By David Gold
November 26 – Brazil’s controversial football chief Ricardo Teixeira (pictured) has launched a veiled attack on Sepp Blatter by declaring that “racism is not resolved with a handshake”, echoing the words the embattled FIFA President used in an interview last week, as the country launched an anti-racism drive.
Blatter came in for fierce criticism from the British press last week for suggesting that racism could be resolved with a handshake after matches, though there was little outrage across the rest of the football world.
With just two rounds of matches left in Brazil’s league championship, the Brasileiro, the country’s Football Confederation (CBF) declared this week’s penultimate round of action as the “round against racism”.
“The message the body wants to give…is of protest against the intolerance many players suffer on the pitches of various countries and which ought to be vehemently condemned by the whole football universe,” the CBF said in a statement.
Teixeira said: “Racism is not resolved with a handshake and none of those who suffer it forget it the next day.
“It cannot be justified in the heat of a match nor interpreted as the gesture of a fan.
“It’s something intolerable that doesn’t mix with sport.
“People who don’t understand football is for everyone and not just for one race should be banned definitively from sport.”
Teixeira’s remarks were echoed by Brazil coach Mano Menezes.
“It’s very easy for a person to shake another’s hand after a match to say sorry for an insult towards what [the other] holds most sacred and significant,” he said.
“The solution is to find in existing laws a means to give out a very strong punishment.”
Back home, Teixeira is currently in a desperate battle to cling on to his post as a fraud investigation is looking into allegations he was involved in embezzling money.
The 2014 World Cup Organising Committee chief has also taken criticism for the slow pace of the country’s preparations to host football’s biggest competition in three years’ time.
Not wanting to alienate his political base in the country by excluding cities or regions from hosting games at the World Cup, he delayed and passed that decision onto FIFA, putting back preparations.
He has also created some influential enemies for himself at home, including footballing legend Pelé, who Teixeira did not invite to the World Cup qualifying groups draw earlier this year in Rio de Janeiro.
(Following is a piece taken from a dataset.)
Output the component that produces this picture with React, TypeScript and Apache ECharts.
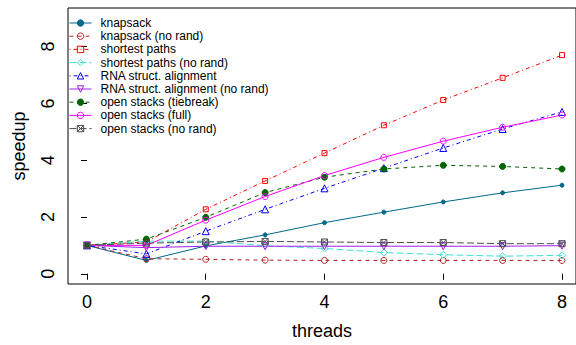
import React, { useEffect, useRef } from "react";
import * as echarts from "echarts";

const threads = [0, 1, 2, 3, 4, 5, 6, 7, 8];
const knapsack = [1.0, 0.47, 0.98, 1.37, 1.8, 2.17, 2.53, 2.85, 3.12];
const knapsackNoRand = [1.0, 0.53, 0.51, 0.48, 0.47, 0.47, 0.47, 0.47, 0.47];
const shortestPaths = [1.0, 1.12, 2.27, 3.27, 4.25, 5.23, 6.12, 6.9, 7.7];
const shortestNoRand = [1.0, 1.15, 1.15, 0.99, 0.89, 0.75, 0.67, 0.62, 0.65];
const rna = [1.0, 0.7, 1.5, 2.27, 3.01, 3.72, 4.43, 5.1, 5.7];
const rnaNoRand = [1.0, 0.92, 0.97, 0.97, 0.97, 0.97, 0.97, 0.97, 0.99];
const osTiebreak = [1.0, 1.22, 1.99, 2.86, 3.4, 3.69, 3.82, 3.78, 3.69];
const osFull = [1.0, 1.0, 1.89, 2.72, 3.46, 4.1, 4.67, 5.16, 5.59];
const osNoRand = [1.0, 1.08, 1.12, 1.14, 1.12, 1.1, 1.1, 1.06, 1.06];

const xTicks = [0, 2, 4, 6, 8];
const yTicks = [0, 2, 4, 6, 8];

const FONT = "Liberation Sans, Arial, Helvetica, sans-serif";

type Spec = {
  name: string;
  values: number[];
  color: string;
  dash: number[] | "solid";
  symbol: string;
  size: number;
  rotate?: number;
  filled?: boolean;
};

const specs: Spec[] = [
  { name: "knapsack", values: knapsack, color: "#00688B", dash: "solid", symbol: "circle", size: 4, filled: true },
  { name: "knapsack (no rand)", values: knapsackNoRand, color: "#B22222", dash: [4, 4], symbol: "circle", size: 6 },
  { name: "shortest paths", values: shortestPaths, color: "#FF0000", dash: [1, 3, 4, 3], symbol: "rect", size: 5 },
  { name: "shortest paths (no rand)", values: shortestNoRand, color: "#40E0D0", dash: [7, 3], symbol: "diamond", size: 7 },
  { name: "RNA struct. alignment", values: rna, color: "#0000FF", dash: [1, 3, 4, 3], symbol: "triangle", size: 7 },
  { name: "RNA struct. alignment (no rand)", values: rnaNoRand, color: "#A020F0", dash: "solid", symbol: "triangle", size: 7, rotate: 180 },
  { name: "open stacks (tiebreak)", values: osTiebreak, color: "#006400", dash: [4, 4], symbol: "circle", size: 6, filled: true },
  { name: "open stacks (full)", values: osFull, color: "#FF00FF", dash: "solid", symbol: "circle", size: 6 },
  { name: "open stacks (no rand)", values: osNoRand, color: "#4D4D4D", dash: [7, 3], symbol: "path://M0 0H10V10H0ZM0 0L10 10M10 0L0 10", size: 6 },
];

export default function App() {
  const ref = useRef<HTMLDivElement>(null);
  useEffect(() => {
    if (!ref.current) return;
    const chart = echarts.init(ref.current, null, { renderer: "svg" });
    const styleFor = (s: Spec) =>
      s.filled
        ? { color: s.color, borderColor: s.color, borderWidth: 1 }
        : { color: "rgba(0,0,0,0)", borderColor: s.color, borderWidth: 1 };
    const series = specs.map((s) => ({
      name: s.name,
      type: "line",
      data: threads.map((t, i) => [t, s.values[i]]),
      symbol: s.symbol,
      symbolSize: s.size,
      symbolRotate: s.rotate ?? 0,
      showAllSymbol: true,
      lineStyle: { color: s.color, width: 1, type: s.dash },
      itemStyle: styleFor(s),
      emphasis: { disabled: true },
      z: 3,
    }));
    chart.setOption({
      animation: false,
      backgroundColor: "#ffffff",
      textStyle: { fontFamily: FONT },
      grid: {
        left: 68,
        top: 8,
        width: 508,
        height: 276,
        show: true,
        borderColor: "#000",
        borderWidth: 1,
        backgroundColor: "transparent",
      },
      legend: {
        orient: "vertical",
        left: 69,
        top: 17,
        itemWidth: 22,
        itemHeight: 8,
        itemGap: 1.2,
        padding: 0,
        textStyle: { fontFamily: FONT, fontSize: 12, color: "#000", padding: [0, 0, 0, 4] },
        data: specs.map((s) => ({
          name: s.name,
          itemStyle: styleFor(s),
          lineStyle: { color: s.color, width: 1, type: s.dash },
        })),
      },
      xAxis: {
        type: "value",
        min: -0.32,
        max: 8.236,
        name: "threads",
        nameLocation: "middle",
        nameGap: 38,
        nameTextStyle: { fontFamily: FONT, fontSize: 18, color: "#000" },
        axisLine: { show: false },
        splitLine: { show: false },
        axisTick: { show: true, length: 6, lineStyle: { color: "#000" }, customValues: xTicks },
        axisLabel: { fontFamily: FONT, fontSize: 18, color: "#000", margin: 9, customValues: xTicks },
      },
      yAxis: {
        type: "value",
        min: -0.36,
        max: 9.36,
        name: "speedup",
        nameLocation: "middle",
        nameGap: 40,
        nameRotate: 90,
        nameTextStyle: { fontFamily: FONT, fontSize: 18, color: "#000" },
        axisLine: { show: false },
        splitLine: { show: false },
        axisTick: { show: true, length: 6, lineStyle: { color: "#000" }, customValues: yTicks },
        axisLabel: { fontFamily: FONT, fontSize: 18, color: "#000", margin: 11, rotate: 90, customValues: yTicks },
      },
      series,
    });
    return () => chart.dispose();
  }, []);
  return (
    <div
      ref={ref}
      style={{ position: "fixed", left: 0, top: 0, width: 576, height: 345, background: "#fff" }}
    />
  );
}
Pelé, considered by many as the greatest player of all time, and certainly the best in Brazilian history, made an appearance when President Dilma Rousseff, who is also a key Teixeira enemy, invited him.
Teixeira, also a member of FIFA’s Executive Committee, could have the pressure cranked up next month as Blatter has pledged to release documents relating to the collapse of the organisation’s former marketing partner ISL.
When announcing the move, Blatter also indicated that members of the executive committee could be forced to stand down, which is possibly a reference to Teixeira, whom he accused of not acting in the spirit of fair play when the Brazilian suggested he would make life tough for English journalists at the World Cup in 2014.
It is alleged that four key FIFA figures accepted payments from ISL, including Teixeira, and if that is the case and they are made public his 22 year reign at the head of Brazilian football could come to an end.